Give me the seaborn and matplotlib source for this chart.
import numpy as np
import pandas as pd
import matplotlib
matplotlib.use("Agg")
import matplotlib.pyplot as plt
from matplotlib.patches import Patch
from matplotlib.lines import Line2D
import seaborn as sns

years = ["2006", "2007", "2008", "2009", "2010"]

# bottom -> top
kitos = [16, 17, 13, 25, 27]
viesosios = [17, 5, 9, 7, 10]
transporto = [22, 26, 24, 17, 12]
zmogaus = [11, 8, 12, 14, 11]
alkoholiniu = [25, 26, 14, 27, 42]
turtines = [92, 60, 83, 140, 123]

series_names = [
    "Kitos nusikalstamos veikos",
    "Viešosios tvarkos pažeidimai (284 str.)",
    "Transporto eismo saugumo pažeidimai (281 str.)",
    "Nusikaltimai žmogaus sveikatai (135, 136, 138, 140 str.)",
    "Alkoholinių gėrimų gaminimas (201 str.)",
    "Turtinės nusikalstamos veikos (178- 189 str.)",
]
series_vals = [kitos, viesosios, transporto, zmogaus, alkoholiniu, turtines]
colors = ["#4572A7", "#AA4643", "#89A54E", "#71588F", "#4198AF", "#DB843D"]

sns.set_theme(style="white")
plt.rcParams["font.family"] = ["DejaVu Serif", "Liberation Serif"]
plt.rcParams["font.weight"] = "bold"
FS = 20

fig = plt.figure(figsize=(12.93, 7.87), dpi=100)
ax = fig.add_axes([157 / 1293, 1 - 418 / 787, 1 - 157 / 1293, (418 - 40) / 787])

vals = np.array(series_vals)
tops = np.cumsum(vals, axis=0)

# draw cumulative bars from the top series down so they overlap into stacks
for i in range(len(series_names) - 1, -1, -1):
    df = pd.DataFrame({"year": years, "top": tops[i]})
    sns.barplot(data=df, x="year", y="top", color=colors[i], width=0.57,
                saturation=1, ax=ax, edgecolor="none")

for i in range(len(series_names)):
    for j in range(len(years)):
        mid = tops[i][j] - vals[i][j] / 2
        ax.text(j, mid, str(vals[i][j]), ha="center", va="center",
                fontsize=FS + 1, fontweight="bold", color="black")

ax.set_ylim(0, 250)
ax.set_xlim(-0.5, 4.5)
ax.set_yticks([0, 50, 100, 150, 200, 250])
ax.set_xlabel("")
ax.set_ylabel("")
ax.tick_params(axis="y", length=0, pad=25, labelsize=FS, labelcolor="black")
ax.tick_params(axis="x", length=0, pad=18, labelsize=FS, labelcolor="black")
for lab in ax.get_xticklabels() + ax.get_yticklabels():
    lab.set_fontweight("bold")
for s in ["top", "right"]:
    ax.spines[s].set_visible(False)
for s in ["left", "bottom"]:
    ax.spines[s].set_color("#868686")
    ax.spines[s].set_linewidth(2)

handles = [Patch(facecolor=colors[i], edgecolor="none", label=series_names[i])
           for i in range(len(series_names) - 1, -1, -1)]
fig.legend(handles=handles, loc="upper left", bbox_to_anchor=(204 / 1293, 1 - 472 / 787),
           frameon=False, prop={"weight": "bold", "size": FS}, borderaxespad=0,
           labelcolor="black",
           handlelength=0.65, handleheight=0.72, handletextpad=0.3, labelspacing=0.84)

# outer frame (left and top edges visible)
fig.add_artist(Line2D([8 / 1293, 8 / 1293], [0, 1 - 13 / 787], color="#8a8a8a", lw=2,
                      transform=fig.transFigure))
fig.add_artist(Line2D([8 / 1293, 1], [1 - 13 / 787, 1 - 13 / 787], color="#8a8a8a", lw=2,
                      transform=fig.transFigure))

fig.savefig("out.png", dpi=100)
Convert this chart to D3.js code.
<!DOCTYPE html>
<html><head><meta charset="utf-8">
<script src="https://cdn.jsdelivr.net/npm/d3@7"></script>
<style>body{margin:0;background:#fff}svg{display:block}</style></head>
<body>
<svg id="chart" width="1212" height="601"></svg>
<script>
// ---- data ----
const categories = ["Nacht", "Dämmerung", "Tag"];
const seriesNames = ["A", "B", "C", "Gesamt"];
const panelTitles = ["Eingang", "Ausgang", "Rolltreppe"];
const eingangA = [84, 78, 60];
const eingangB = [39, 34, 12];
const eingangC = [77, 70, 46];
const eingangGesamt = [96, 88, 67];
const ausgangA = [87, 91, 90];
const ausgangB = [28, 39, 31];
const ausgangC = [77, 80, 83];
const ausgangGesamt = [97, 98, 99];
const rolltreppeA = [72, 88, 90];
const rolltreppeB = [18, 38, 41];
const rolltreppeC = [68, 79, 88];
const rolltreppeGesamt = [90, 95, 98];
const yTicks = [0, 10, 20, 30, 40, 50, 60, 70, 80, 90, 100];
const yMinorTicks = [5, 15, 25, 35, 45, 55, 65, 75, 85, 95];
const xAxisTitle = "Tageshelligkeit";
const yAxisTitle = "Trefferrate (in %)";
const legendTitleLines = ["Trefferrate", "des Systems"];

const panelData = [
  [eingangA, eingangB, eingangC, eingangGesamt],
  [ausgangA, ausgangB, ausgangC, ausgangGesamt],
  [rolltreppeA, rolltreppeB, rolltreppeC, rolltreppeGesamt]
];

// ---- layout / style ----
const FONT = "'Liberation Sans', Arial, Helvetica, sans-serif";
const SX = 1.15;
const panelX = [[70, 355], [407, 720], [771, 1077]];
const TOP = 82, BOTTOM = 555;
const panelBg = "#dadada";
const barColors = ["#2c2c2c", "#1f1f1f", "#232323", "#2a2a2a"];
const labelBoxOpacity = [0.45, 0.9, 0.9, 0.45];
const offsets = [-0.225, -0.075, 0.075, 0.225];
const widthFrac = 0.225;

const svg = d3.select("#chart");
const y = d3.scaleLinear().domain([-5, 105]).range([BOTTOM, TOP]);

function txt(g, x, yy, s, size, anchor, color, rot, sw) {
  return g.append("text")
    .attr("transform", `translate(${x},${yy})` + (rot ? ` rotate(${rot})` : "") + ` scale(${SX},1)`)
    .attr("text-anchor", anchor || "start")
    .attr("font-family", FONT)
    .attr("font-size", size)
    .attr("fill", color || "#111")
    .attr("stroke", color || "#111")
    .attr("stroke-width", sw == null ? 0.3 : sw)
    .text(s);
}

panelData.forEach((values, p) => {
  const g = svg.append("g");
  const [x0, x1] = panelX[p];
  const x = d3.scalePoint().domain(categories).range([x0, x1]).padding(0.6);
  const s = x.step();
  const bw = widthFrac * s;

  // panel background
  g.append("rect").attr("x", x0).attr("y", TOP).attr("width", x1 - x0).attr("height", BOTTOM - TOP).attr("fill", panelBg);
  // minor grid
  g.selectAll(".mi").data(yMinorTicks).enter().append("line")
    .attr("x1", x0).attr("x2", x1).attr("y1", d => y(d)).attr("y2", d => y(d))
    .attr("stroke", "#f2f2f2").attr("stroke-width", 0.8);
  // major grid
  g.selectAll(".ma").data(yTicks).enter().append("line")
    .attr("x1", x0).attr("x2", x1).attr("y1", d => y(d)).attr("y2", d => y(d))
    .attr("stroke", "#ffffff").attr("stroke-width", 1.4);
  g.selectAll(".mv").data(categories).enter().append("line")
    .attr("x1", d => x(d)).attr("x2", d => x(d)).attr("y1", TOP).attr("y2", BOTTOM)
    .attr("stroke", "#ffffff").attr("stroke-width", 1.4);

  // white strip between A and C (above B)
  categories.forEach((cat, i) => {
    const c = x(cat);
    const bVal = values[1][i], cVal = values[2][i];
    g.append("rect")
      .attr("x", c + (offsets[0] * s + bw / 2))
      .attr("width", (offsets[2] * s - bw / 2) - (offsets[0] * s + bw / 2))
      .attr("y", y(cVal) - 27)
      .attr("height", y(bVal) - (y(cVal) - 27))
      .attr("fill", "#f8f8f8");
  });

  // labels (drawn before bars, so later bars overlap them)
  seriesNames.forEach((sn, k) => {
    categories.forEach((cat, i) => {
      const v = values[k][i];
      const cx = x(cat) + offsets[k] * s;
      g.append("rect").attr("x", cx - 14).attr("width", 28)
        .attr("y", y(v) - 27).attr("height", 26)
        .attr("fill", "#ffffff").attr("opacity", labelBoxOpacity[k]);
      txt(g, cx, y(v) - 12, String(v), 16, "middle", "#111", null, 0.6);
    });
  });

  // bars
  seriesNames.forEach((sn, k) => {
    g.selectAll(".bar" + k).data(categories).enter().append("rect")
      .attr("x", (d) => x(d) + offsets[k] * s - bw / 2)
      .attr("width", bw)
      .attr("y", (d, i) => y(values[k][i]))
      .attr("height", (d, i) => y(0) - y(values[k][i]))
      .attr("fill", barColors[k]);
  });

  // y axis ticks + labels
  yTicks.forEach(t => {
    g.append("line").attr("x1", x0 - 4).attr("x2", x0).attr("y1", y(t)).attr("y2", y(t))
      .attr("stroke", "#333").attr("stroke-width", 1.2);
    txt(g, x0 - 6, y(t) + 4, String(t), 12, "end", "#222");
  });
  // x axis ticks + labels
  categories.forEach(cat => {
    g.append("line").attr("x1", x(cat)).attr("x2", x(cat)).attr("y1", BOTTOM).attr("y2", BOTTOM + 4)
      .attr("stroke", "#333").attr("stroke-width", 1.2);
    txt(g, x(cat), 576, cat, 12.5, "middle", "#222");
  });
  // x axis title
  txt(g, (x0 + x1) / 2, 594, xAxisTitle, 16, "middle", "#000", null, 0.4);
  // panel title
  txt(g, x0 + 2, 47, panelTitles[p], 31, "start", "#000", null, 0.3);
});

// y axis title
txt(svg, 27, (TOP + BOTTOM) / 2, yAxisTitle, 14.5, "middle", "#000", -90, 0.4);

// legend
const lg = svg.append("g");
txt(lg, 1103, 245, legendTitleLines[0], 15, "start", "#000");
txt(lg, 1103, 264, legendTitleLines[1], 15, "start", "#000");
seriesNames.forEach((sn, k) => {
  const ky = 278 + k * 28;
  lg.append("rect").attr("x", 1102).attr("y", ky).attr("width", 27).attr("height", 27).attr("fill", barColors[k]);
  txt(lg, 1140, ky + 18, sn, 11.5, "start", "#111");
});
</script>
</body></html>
____________________
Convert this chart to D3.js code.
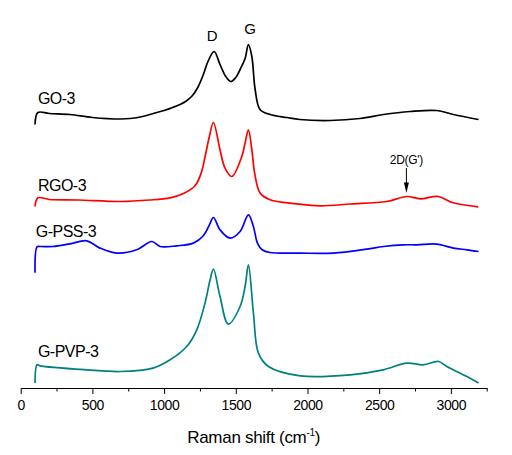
____________________
## To do:
Extract verbatim only those lines that run from the line with "Give me the" to the line with "turtines = [92, 60, 83, 140, 123]", inclusive.

## Solution to this task:
Give me the seaborn and matplotlib source for this chart.
import numpy as np
import pandas as pd
import matplotlib
matplotlib.use("Agg")
import matplotlib.pyplot as plt
from matplotlib.patches import Patch
from matplotlib.lines import Line2D
import seaborn as sns

years = ["2006", "2007", "2008", "2009", "2010"]

# bottom -> top
kitos = [16, 17, 13, 25, 27]
viesosios = [17, 5, 9, 7, 10]
transporto = [22, 26, 24, 17, 12]
zmogaus = [11, 8, 12, 14, 11]
alkoholiniu = [25, 26, 14, 27, 42]
turtines = [92, 60, 83, 140, 123]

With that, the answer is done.